What is needed
Repeat, exactly and completely, the material that follows. Omit the pictures.

Data segment
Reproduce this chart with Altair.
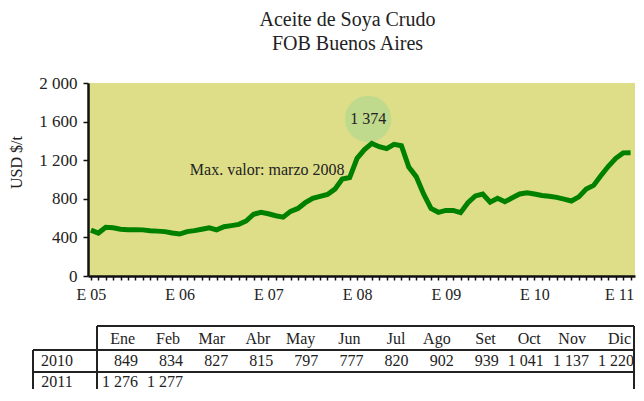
import altair as alt
import pandas as pd

FONT = "Liberation Serif"
INK = "#222222"

months = ["Ene", "Feb", "Mar", "Abr", "May", "Jun", "Jul", "Ago", "Set", "Oct", "Nov", "Dic"]
v2005 = [476, 445, 505, 500, 485, 480, 480, 478, 470, 465, 460, 445]
v2006 = [435, 460, 470, 485, 500, 478, 510, 522, 535, 570, 640, 660]
v2007 = [645, 625, 610, 670, 700, 760, 805, 825, 845, 900, 1005, 1020]
v2008 = [1220, 1310, 1374, 1340, 1320, 1365, 1350, 1130, 1030, 850, 700, 660]
v2009 = [680, 680, 656, 760, 830, 850, 765, 805, 770, 810, 850, 862]
v2010 = [849, 834, 827, 815, 797, 777, 820, 902, 939, 1041, 1137, 1220]
v2011 = [1276, 1277]
year_labels = ["2010", "2011"]
y_ticks = [0, 400, 800, 1200, 1600, 2000]

series = v2005 + v2006 + v2007 + v2008 + v2009 + v2010 + v2011
idx = list(range(len(series)))
df = pd.DataFrame({"i": idx, "v": series})

peak_val = max(series)
peak_txt = f"{peak_val:,}".replace(",", " ")
bubble = pd.DataFrame({"i": [37.5], "v": [1627], "t": [peak_txt]})
note = pd.DataFrame({"i": [34.3], "v": [1098], "t": ["Max. valor: marzo 2008"]})

xs = alt.Scale(domain=[-0.4, 73.6], nice=False, zero=False)
ys = alt.Scale(domain=[0, 2000], nice=False)

x_axis = alt.Axis(
    values=idx, title=None, grid=False,
    labelExpr="datum.value % 12 == 0 ? 'E ' + (datum.value < 60 ? '0' : '') + (5 + datum.value / 12) : ''",
    labelOverlap=False, labelBound=False, labelFlush=False,
    labelOffset={"condition": {"test": "datum.value == 72", "value": -4}, "value": 0},
    tickSize=4, tickWidth=1.5, tickColor="#111", labelPadding=6,
    domainColor="#111", domainWidth=2.5,
    labelFont=FONT, labelFontSize=16, labelColor=INK,
)
y_axis = alt.Axis(
    values=y_ticks, title="USD $/t", grid=False,
    labelExpr="replace(format(datum.value, ','), ',', ' ')",
    tickSize=5, tickWidth=1.5, tickColor="#111", labelPadding=6,
    domainColor="#111", domainWidth=2.5,
    labelFont=FONT, labelFontSize=17, labelColor=INK,
    titleFont=FONT, titleFontSize=16, titleFontWeight="normal", titleColor=INK,
    titleX=-72, titleY=79, titleAngle=270, titleAlign="center", titleBaseline="middle",
)

X = alt.X("i:Q", scale=xs, axis=x_axis)
Y = alt.Y("v:Q", scale=ys, axis=y_axis)

circle = alt.Chart(bubble).mark_circle(size=2150, color="#bfda8c", opacity=1).encode(x=X, y=Y)
line = alt.Chart(df).mark_line(color="#008000", strokeWidth=5).encode(x=X, y=Y)
bubble_txt = alt.Chart(bubble).mark_text(font=FONT, fontSize=16, color=INK).encode(x=X, y=Y, text="t:N")
note_txt = alt.Chart(note).mark_text(font=FONT, fontSize=16, color=INK, align="right").encode(
    x=X, y=Y, text="t:N")

main = alt.layer(circle, line, bubble_txt, note_txt)

# ---- table ----
rows = []
for m in months:
    rows.append({"fila": "hdr", "mes": m, "txt": m})
for m, v in zip(months, v2010):
    rows.append({"fila": "2010", "mes": m, "txt": f"{v:,}".replace(",", " ")})
for m, v in zip(months, v2011):
    rows.append({"fila": "2011", "mes": m, "txt": f"{v:,}".replace(",", " ")})
tdf = pd.DataFrame(rows)
ydf = pd.DataFrame({"fila": year_labels})

mx = alt.Scale(domain=months, type="point", range=[49, 545], padding=0)
ry = alt.Scale(domain=["hdr"] + year_labels, type="point", range=[256, 299], padding=0)

hdr = alt.Chart(tdf).transform_filter("datum.fila == 'hdr'").mark_text(
    font=FONT, fontSize=16, color=INK, align="right", dx=-2).encode(
    x=alt.X("mes:N", scale=mx, axis=None), y=alt.Y("fila:N", scale=ry, axis=None), text="txt:N")
vals = alt.Chart(tdf).transform_filter("datum.fila != 'hdr'").mark_text(
    font=FONT, fontSize=16, color=INK, align="right", dx=1).encode(
    x=alt.X("mes:N", scale=mx, axis=None), y=alt.Y("fila:N", scale=ry, axis=None), text="txt:N")
yrs = alt.Chart(ydf).mark_text(font=FONT, fontSize=16, color=INK, align="center").encode(
    x=alt.value(-31), y=alt.Y("fila:N", scale=ry, axis=None), text="fila:N")

one = pd.DataFrame({"a": [0]})
def rule(x1, x2, y1, y2):
    return alt.Chart(one).mark_rule(color="#222", strokeWidth=2).encode(
        x=alt.value(x1), x2=alt.value(x2), y=alt.value(y1), y2=alt.value(y2))

lines = [
    rule(9, 546, 243, 243),
    rule(-55, 546, 267, 267),
    rule(-55, 546, 289, 289),
    rule(9, 9, 243, 320),
    rule(-55, -55, 267, 320),
    rule(546, 546, 243, 320),
]
table = alt.layer(*lines, hdr, vals, yrs)

chart = alt.layer(main, table).resolve_scale(x="independent", y="independent").properties(
    width=547, height=193,
    title=alt.TitleParams(["Aceite de Soya Crudo", "FOB Buenos Aires"], font=FONT, fontSize=20,
                          fontWeight="normal", color=INK, anchor="middle", frame="group",
                          dx=-14, offset=20, lineHeight=24),
    autosize=alt.AutoSizeParams(type="none"),
    padding={"left": 80, "top": 75, "right": 1, "bottom": 113},
).configure_view(fill="#dede89", stroke=None)

chart.save("out.html", embed_options={"renderer": "svg", "actions": False})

Exercise result
Reproduce this chart with Altair.
import altair as alt
import pandas as pd

FONT = "Liberation Serif"
INK = "#222222"

months = ["Ene", "Feb", "Mar", "Abr", "May", "Jun", "Jul", "Ago", "Set", "Oct", "Nov", "Dic"]
v2005 = [476, 445, 505, 500, 485, 480, 480, 478, 470, 465, 460, 445]
v2006 = [435, 460, 470, 485, 500, 478, 510, 522, 535, 570, 640, 660]
v2007 = [645, 625, 610, 670, 700, 760, 805, 825, 845, 900, 1005, 1020]
v2008 = [1220, 1310, 1374, 1340, 1320, 1365, 1350, 1130, 1030, 850, 700, 660]
v2009 = [680, 680, 656, 760, 830, 850, 765, 805, 770, 810, 850, 862]
v2010 = [849, 834, 827, 815, 797, 777, 820, 902, 939, 1041, 1137, 1220]
v2011 = [1276, 1277]
year_labels = ["2010", "2011"]
y_ticks = [0, 400, 800, 1200, 1600, 2000]

series = v2005 + v2006 + v2007 + v2008 + v2009 + v2010 + v2011
idx = list(range(len(series)))
df = pd.DataFrame({"i": idx, "v": series})

peak_val = max(series)
peak_txt = f"{peak_val:,}".replace(",", " ")
bubble = pd.DataFrame({"i": [37.5], "v": [1627], "t": [peak_txt]})
note = pd.DataFrame({"i": [34.3], "v": [1098], "t": ["Max. valor: marzo 2008"]})

xs = alt.Scale(domain=[-0.4, 73.6], nice=False, zero=False)
ys = alt.Scale(domain=[0, 2000], nice=False)

x_axis = alt.Axis(
    values=idx, title=None, grid=False,
    labelExpr="datum.value % 12 == 0 ? 'E ' + (datum.value < 60 ? '0' : '') + (5 + datum.value / 12) : ''",
    labelOverlap=False, labelBound=False, labelFlush=False,
    labelOffset={"condition": {"test": "datum.value == 72", "value": -4}, "value": 0},
    tickSize=4, tickWidth=1.5, tickColor="#111", labelPadding=6,
    domainColor="#111", domainWidth=2.5,
    labelFont=FONT, labelFontSize=16, labelColor=INK,
)
y_axis = alt.Axis(
    values=y_ticks, title="USD $/t", grid=False,
    labelExpr="replace(format(datum.value, ','), ',', ' ')",
    tickSize=5, tickWidth=1.5, tickColor="#111", labelPadding=6,
    domainColor="#111", domainWidth=2.5,
    labelFont=FONT, labelFontSize=17, labelColor=INK,
    titleFont=FONT, titleFontSize=16, titleFontWeight="normal", titleColor=INK,
    titleX=-72, titleY=79, titleAngle=270, titleAlign="center", titleBaseline="middle",
)

X = alt.X("i:Q", scale=xs, axis=x_axis)
Y = alt.Y("v:Q", scale=ys, axis=y_axis)

circle = alt.Chart(bubble).mark_circle(size=2150, color="#bfda8c", opacity=1).encode(x=X, y=Y)
line = alt.Chart(df).mark_line(color="#008000", strokeWidth=5).encode(x=X, y=Y)
bubble_txt = alt.Chart(bubble).mark_text(font=FONT, fontSize=16, color=INK).encode(x=X, y=Y, text="t:N")
note_txt = alt.Chart(note).mark_text(font=FONT, fontSize=16, color=INK, align="right").encode(
    x=X, y=Y, text="t:N")

main = alt.layer(circle, line, bubble_txt, note_txt)

# ---- table ----
rows = []
for m in months:
    rows.append({"fila": "hdr", "mes": m, "txt": m})
for m, v in zip(months, v2010):
    rows.append({"fila": "2010", "mes": m, "txt": f"{v:,}".replace(",", " ")})
for m, v in zip(months, v2011):
    rows.append({"fila": "2011", "mes": m, "txt": f"{v:,}".replace(",", " ")})
tdf = pd.DataFrame(rows)
ydf = pd.DataFrame({"fila": year_labels})

mx = alt.Scale(domain=months, type="point", range=[49, 545], padding=0)
ry = alt.Scale(domain=["hdr"] + year_labels, type="point", range=[256, 299], padding=0)

hdr = alt.Chart(tdf).transform_filter("datum.fila == 'hdr'").mark_text(
    font=FONT, fontSize=16, color=INK, align="right", dx=-2).encode(
    x=alt.X("mes:N", scale=mx, axis=None), y=alt.Y("fila:N", scale=ry, axis=None), text="txt:N")
vals = alt.Chart(tdf).transform_filter("datum.fila != 'hdr'").mark_text(
    font=FONT, fontSize=16, color=INK, align="right", dx=1).encode(
    x=alt.X("mes:N", scale=mx, axis=None), y=alt.Y("fila:N", scale=ry, axis=None), text="txt:N")
yrs = alt.Chart(ydf).mark_text(font=FONT, fontSize=16, color=INK, align="center").encode(
    x=alt.value(-31), y=alt.Y("fila:N", scale=ry, axis=None), text="fila:N")

one = pd.DataFrame({"a": [0]})
def rule(x1, x2, y1, y2):
    return alt.Chart(one).mark_rule(color="#222", strokeWidth=2).encode(
        x=alt.value(x1), x2=alt.value(x2), y=alt.value(y1), y2=alt.value(y2))

lines = [
    rule(9, 546, 243, 243),
    rule(-55, 546, 267, 267),
    rule(-55, 546, 289, 289),
    rule(9, 9, 243, 320),
    rule(-55, -55, 267, 320),
    rule(546, 546, 243, 320),
]
table = alt.layer(*lines, hdr, vals, yrs)

chart = alt.layer(main, table).resolve_scale(x="independent", y="independent").properties(
    width=547, height=193,
    title=alt.TitleParams(["Aceite de Soya Crudo", "FOB Buenos Aires"], font=FONT, fontSize=20,
                          fontWeight="normal", color=INK, anchor="middle", frame="group",
                          dx=-14, offset=20, lineHeight=24),
    autosize=alt.AutoSizeParams(type="none"),
    padding={"left": 80, "top": 75, "right": 1, "bottom": 113},
).configure_view(fill="#dede89", stroke=None)

chart.save("out.html", embed_options={"renderer": "svg", "actions": False})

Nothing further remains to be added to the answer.